One of the bigger challenges for merchants and their affiliate managers is controlling their brand in the search engines.
Companies enforce various policies on the terms affiliates can bid on in the paid search results, but they have no control over bids from competitors.
And that’s just how Google (GOOG) wants it to be for the foreseeable future.
The stance by Google on trademark bids has influenced the affiliate policies for many companies.
While companies often view searches on their trademarked terms as low hanging fruit that they should control themselves, they are finding that it makes sense to allow some or all affiliates to bid on the terms.
The reasoning here is that if a consumer searches for a trademarked term, they are trying to find the respective company, so if a competitor drains away that consumer, it’s viewed as a likely lost sale.

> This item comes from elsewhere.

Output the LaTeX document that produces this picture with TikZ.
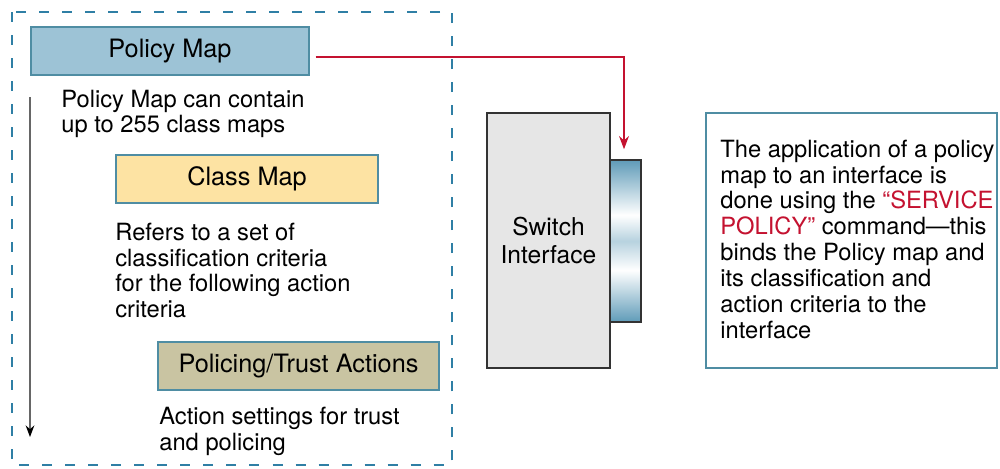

Merchants are able to leverage their affiliates to drive down the competition and drive up the cost to bid on those trademarked terms, making it less attractive for competitors to bid.
Anyhow, according to an article in Information Week, Google filed a brief on February 14, 2007 making the argument as to why their sale of trademarked search keywords as ad triggers is legitimate.
Google and Rescuecom have been litigating on the issue of trademark infringement since September 2004. In September 2006, the judge in the case granted Google’s motion to dismiss, but Rescuecom appealed.
My prediction – Google wins the case and the trademark owners lose.